なお、そのフォレ賞を勝ったムーンライトクラウドという馬、これが恐ろしいほど強かった。実績的には、タイキシャトルが勝ったジャックルマロワ賞を勝ち、そしてシーキングザパールが勝ったモーリスドギース賞を何と3連覇と、これだけでもその凄さはおわかりいただけると思うが、さらにムーランドロンシャン賞までも勝っている、この路線の欧州最強馬。最後方追走、大丈夫?と思わせながらも、直線あと200m少々だけで、一気の末脚爆発で圧勝、これでGI6勝目。トレヴ同様、衝撃的な強さだった。ひかわアナなら間違いなく「すぅんごい脚!!」と実況しただろう(笑)。来月のマイルCSに、是非来てくれないだろうか?

 全てが終わった後、藤田アナ、蜂谷さん、技術スタッフと4人、凱旋門近くの中華料理屋で今回の遠征の打ち上げ。美味しい料理に舌鼓、お二人の大先輩、特に初めてご一緒させていただいた蜂谷さんの話を色々伺いながらの楽しい食事だった。今回の遠征は、大先輩から学ぶことだらけ。放送をお聴きいただいた皆様にも、中継から、色々と感じていただけたのではないだろうか。僕なんて、まだまだちっぽけな存在である。もっともっと、技術を磨き、多くの人とかかわり、上に行かなければならない、そう痛感した。

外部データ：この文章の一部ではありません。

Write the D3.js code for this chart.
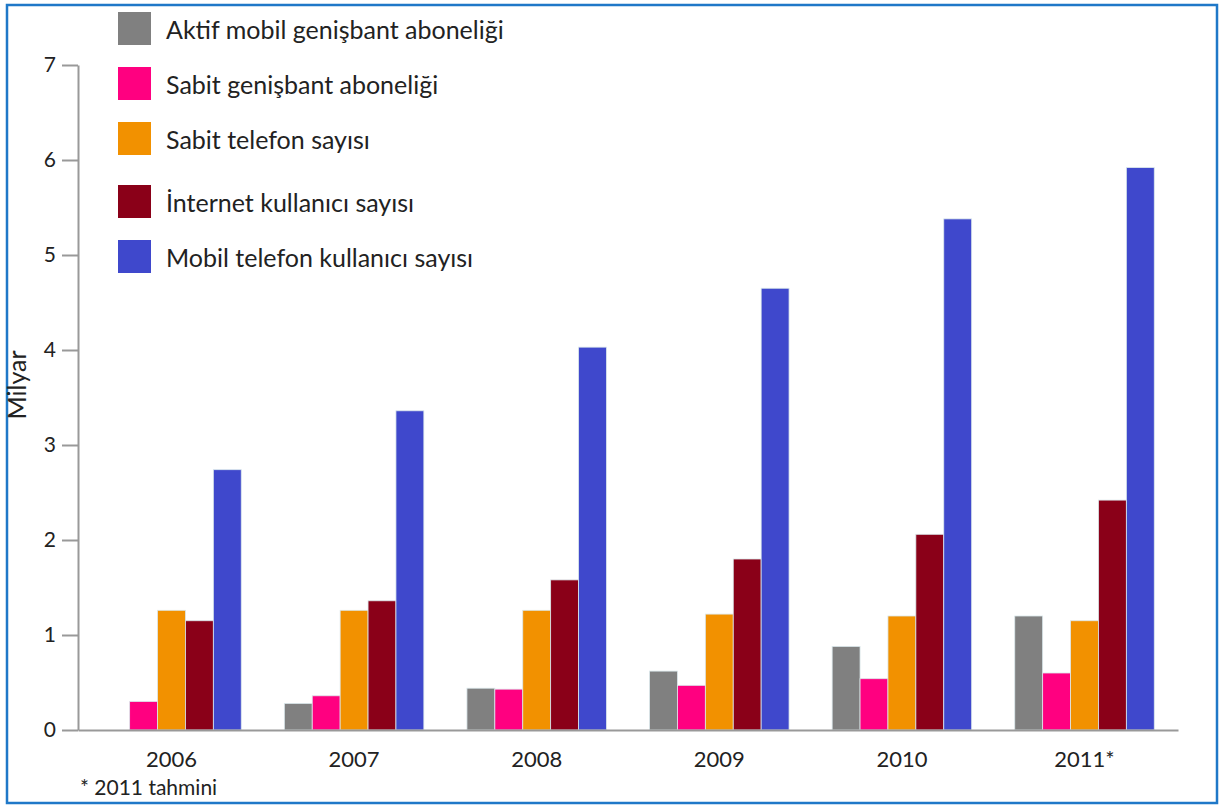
<!DOCTYPE html>
<html lang="tr">
<head>
<meta charset="utf-8">
<title>Milyar</title>
<script src="https://cdn.jsdelivr.net/npm/d3@7"></script>
<style>
  body { margin: 0; background: #fff; }
  text { font-family: Lato, "Open Sans", sans-serif; fill: #222; }
</style>
</head>
<body>
<script>
/* data, in milyar */
var years = ["2006", "2007", "2008", "2009", "2010", "2011*"];
var seriesNames = ["Aktif mobil genişbant aboneliği", "Sabit genişbant aboneliği",
  "Sabit telefon sayısı", "İnternet kullanıcı sayısı", "Mobil telefon kullanıcı sayısı"];
var colors = ["#808080", "#ff0080", "#f29100", "#8a0018", "#3f48cc"];
var mobilGenisbant = [0, 0.28, 0.44, 0.62, 0.88, 1.20];
var sabitGenisbant = [0.30, 0.36, 0.43, 0.47, 0.54, 0.60];
var sabitTelefon = [1.26, 1.26, 1.26, 1.22, 1.20, 1.15];
var internet = [1.15, 1.36, 1.58, 1.80, 2.06, 2.42];
var mobilTelefon = [2.74, 3.36, 4.03, 4.65, 5.38, 5.92];
var yTicks = [0, 1, 2, 3, 4, 5, 6, 7];

var series = [mobilGenisbant, sabitGenisbant, sabitTelefon, internet, mobilTelefon];

var W = 1225, H = 805;
var svg = d3.select("body").append("svg").attr("width", W).attr("height", H);

/* frame */
svg.append("rect").attr("x", 7).attr("y", 5).attr("width", 1210).attr("height", 798)
  .attr("fill", "none").attr("stroke", "#1f78c8").attr("stroke-width", 2.5);

var x0 = d3.scaleBand().domain(years).range([78, 1178]).paddingInner(0.236).paddingOuter(0.13);
var x1 = d3.scaleBand().domain(d3.range(series.length)).range([0, x0.bandwidth()]);
var y = d3.scaleLinear().domain([0, 7]).range([730, 65]);

/* bars */
var groups = svg.append("g").selectAll("g").data(years).enter().append("g")
  .attr("transform", function(d) { return "translate(" + x0(d) + ",0)"; });

groups.selectAll("rect")
  .data(function(d, i) { return series.map(function(s, k) { return {k: k, v: s[i]}; }); })
  .enter().append("rect")
  .filter(function(d) { return d.v > 0; })
  .attr("x", function(d) { return x1(d.k); })
  .attr("width", x1.bandwidth())
  .attr("y", function(d) { return y(d.v); })
  .attr("height", function(d) { return y(0) - y(d.v); })
  .attr("fill", function(d) { return colors[d.k]; })
  .attr("stroke", "#dbe8ec").attr("stroke-width", 0.8);

/* y axis */
var yAxis = svg.append("g").attr("transform", "translate(78,0)")
  .call(d3.axisLeft(y).tickValues(yTicks).tickFormat(d3.format("d"))
    .tickSize(16).tickPadding(6).tickSizeOuter(0));
yAxis.select(".domain").attr("stroke", "#999").attr("stroke-width", 2);
yAxis.selectAll(".tick line").attr("stroke", "#999").attr("stroke-width", 2);
yAxis.selectAll(".tick text").style("font-size", "21px").style("font-family", "Lato, sans-serif").attr("fill", "#222");

/* x axis line */
var xAxis = svg.append("g").attr("transform", "translate(0,730)")
  .call(d3.axisBottom(x0).tickSize(0).tickPadding(20));
xAxis.select(".domain").attr("stroke", "#999").attr("stroke-width", 2);
xAxis.selectAll(".tick text").attr("dy", null).attr("y", 37)
  .style("font-size", "22px").style("font-family", "Lato, sans-serif").attr("fill", "#222");

/* y title */
svg.append("text").attr("transform", "translate(26,385) rotate(-90)")
  .attr("text-anchor", "middle").style("font-size", "25px").text("Milyar");

/* legend */
var legY = [12, 67, 122, 185, 240];
var legend = svg.append("g").selectAll("g").data(seriesNames).enter().append("g")
  .attr("transform", function(d, i) { return "translate(118," + legY[i] + ")"; });
legend.append("rect").attr("width", 33).attr("height", 33)
  .attr("fill", function(d, i) { return colors[i]; });
legend.append("text").attr("x", 48).attr("y", 27)
  .style("font-size", "25px").text(function(d) { return d; });

/* footnote */
svg.append("text").attr("x", 80).attr("y", 795).style("font-size", "21px").text("* 2011 tahmini");
</script>
</body>
</html>
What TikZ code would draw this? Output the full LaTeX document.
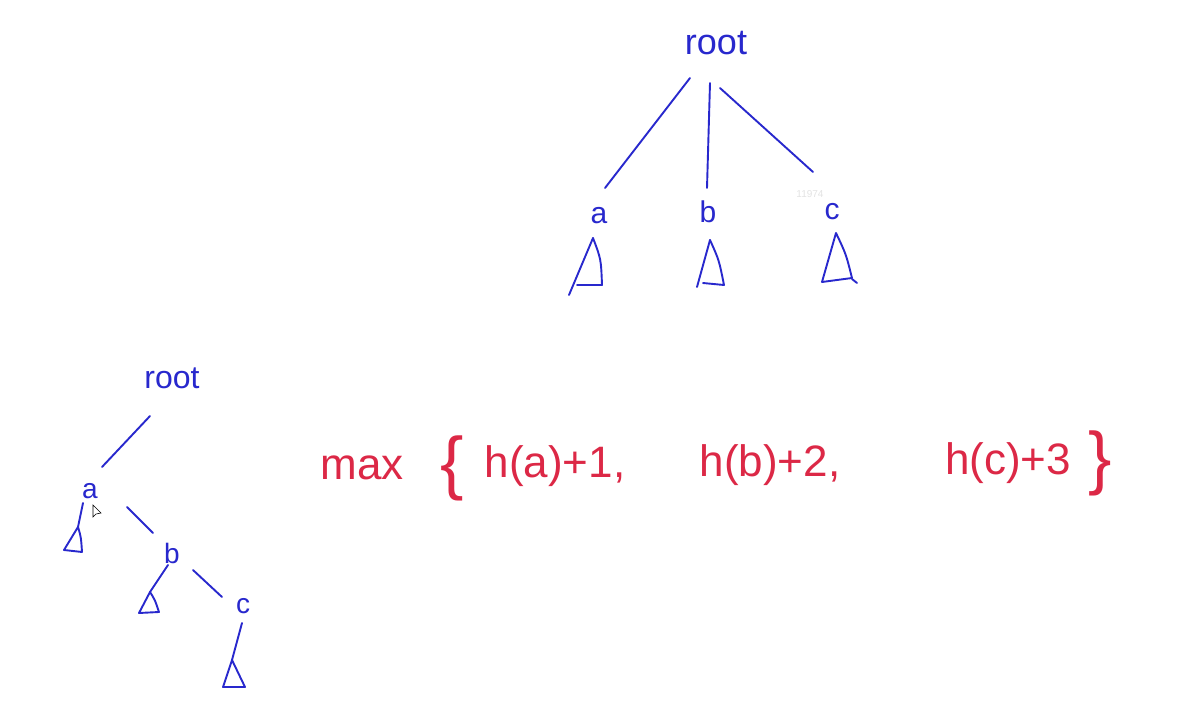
\documentclass[tikz,border=0pt]{standalone}
\usepackage{fontspec}
\setmainfont{Liberation Sans}
\definecolor{pen}{RGB}{40,40,205}
\definecolor{ink}{RGB}{220,40,70}
\begin{document}
\begin{tikzpicture}[x=1pt,y=-1pt,
  stroke/.style={draw=pen,line width=1.9pt,line cap=round,line join=round},
  lbl/.style={text=pen,inner sep=0pt,font=\fontsize{30}{30}\selectfont},
  rootlbl/.style={text=pen,inner sep=0pt,font=\fontsize{36}{36}\selectfont},
  formula/.style={text=ink,inner sep=0pt,font=\fontsize{44}{44}\selectfont},
  brace/.style={text=ink,inner sep=0pt,font=\fontsize{70}{70}\selectfont}]
\useasboundingbox (0,0) rectangle (1184,705);
\fill[white] (0,0) rectangle (1184,705);
% watermark
\node[text=gray!22,inner sep=0pt,font=\fontsize{10}{10}\selectfont] (wm) at (810,194) {11974};
% ---------- top tree ----------
\node[rootlbl] (root) at (716,43) {root};
\node[lbl] (a) at (599,216) {a};
\node[lbl] (b) at (708,212) {b};
\node[lbl] (c) at (832,212) {c};
\draw[stroke] ([shift={(-26,35)}]root.center) -- ([shift={(6,-28)}]a.center);
\draw[stroke] ([shift={(-6,40)}]root.center) -- ([shift={(-1,-24)}]b.center);
\draw[stroke] ([shift={(4,45)}]root.center) -- ([shift={(-19,-40)}]c.center);
% subtrees
\coordinate (ta) at (593,238);
\draw[stroke] (ta) -- (569,295);
\draw[stroke] (577,285) -- (602,285) .. controls (601,259) .. (ta);
\coordinate (tb) at (710,240);
\draw[stroke] (tb) -- (697,287);
\draw[stroke] (703,283) -- (724,285) .. controls (719,260) .. (tb);
\coordinate (tc) at (836,233);
\draw[stroke] (tc) -- (822,282) -- (852,278) .. controls (846,254) .. (tc);
\draw[stroke] (852,279) -- (857,283);
% ---------- bottom tree ----------
\node[lbl,font=\fontsize{32}{32}\selectfont] (root2) at (172,378) {root};
\node[lbl,font=\fontsize{28}{28}\selectfont] (a2) at (90,491) {a};
\node[lbl,font=\fontsize{28}{28}\selectfont] (b2) at (172,553) {b};
\node[lbl,font=\fontsize{28}{28}\selectfont] (c2) at (243,606) {c};
\draw[stroke] ([shift={(-22,38)}]root2.center) -- ([shift={(12,-24)}]a2.center);
\draw[stroke] ([shift={(37,16)}]a2.center) -- ([shift={(-19,-20)}]b2.center);
\draw[stroke] ([shift={(21,17)}]b2.center) -- ([shift={(-21,-9)}]c2.center);
% subtree of a
\coordinate (ta2) at (78,527);
\draw[stroke] ([shift={(-7,12)}]a2.center) -- (ta2);
\draw[stroke] (ta2) -- (64,550) -- (82,552) .. controls (81,537) .. (ta2);
% subtree of b
\coordinate (tb2) at (150,592);
\draw[stroke] ([shift={(-4,12)}]b2.center) -- (tb2);
\draw[stroke] (tb2) -- (139,613) -- (159,612) .. controls (155,600) .. (tb2);
% subtree of c
\coordinate (tc2) at (232,660);
\draw[stroke] ([shift={(-1,17)}]c2.center) -- (tc2);
\draw[stroke] (tc2) -- (223,687) -- (245,687) -- cycle;
% cursor
\draw[black,line width=0.6pt,fill=white] (93,505) -- (93,517) -- (96,514) -- (101,513) -- cycle;
% ---------- formula ----------
\node[formula] (max) at (362,468) {max};
\node[brace] (lb) at (452,468) {\{};
\node[formula] (t1) at (555,466) {h(a)+1,};
\node[formula] (t2) at (770,465) {h(b)+2,};
\node[formula] (t3) at (1008,463) {h(c)+3};
\node[brace] (rb) at (1100,463) {\}};
\end{tikzpicture}
\end{document}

ライトアップされた凱旋門は、美しく、素晴らしかった。思わず「おお!」と声をあげてしまった。そういえば今回の旅、全く観光スポットを訪れていなかった。エッフェル塔にしたって、ロンシャンの放送席から、そしてホテル近辺から遠目に眺めただけである。でも、僕はこれで十分。その他に、本当に多くのことを経験し、学ばせてもらったから。

 翌朝、9時35分にホテルを出て、バスで北駅へ行き、RER(B線)に乗って空港へ。RER(B線)は、非常に治安が悪く、あまり利用しない方がいいと書いてあるガイドもあるが、これまで沢山RERを利用した経験から、そんなことは無いだろうと思い、このルートで帰ってみた。実際、日中だし、そんなことはまるでない。空いていて、時間も読めて便利極まりない。全てに言えることだと思うが、早朝や深夜の、暗い、人通りの少ない時間を避ければ、何も問題無いのだろう。

 予定外は、空港の混雑。広すぎるシャルルドゴール空港ゆえ、移動にも時間がかかるのだが、それ以上に厄介なのが、自動チェックイン機。便利なのかなんなのか?慣れない人が、その操作に一苦労。行列がいくつもできていて、なかなか進めない(パパッとできれば、30秒で終わる簡単な手続きなのだが)。余裕を持って、2時間20分前に空港に着いているのに、搭乗エリアに着いた頃には、出発直前である。ここはもう少し、早めに来るべきだったと反省。慌てて残りのユーロ全額でお土産(チョコ)を買い込み、カードで缶ビールを買って飛行機に搭乗。13時30分、機上の人となり、翌朝8時、成田到着。冒頭の話に戻るが、その暑さに驚いたという訳。

 最後まで、拙いレポートにお付き合いいただき、ありがとうございます。久々の海外出張、本当に楽しかったです。また今回も、素晴らしい経験をさせてもらいました。次の現場は、来週の京都・菊花賞。日本の競馬モードに頭を切り替え、また頑張っていきたいと思います。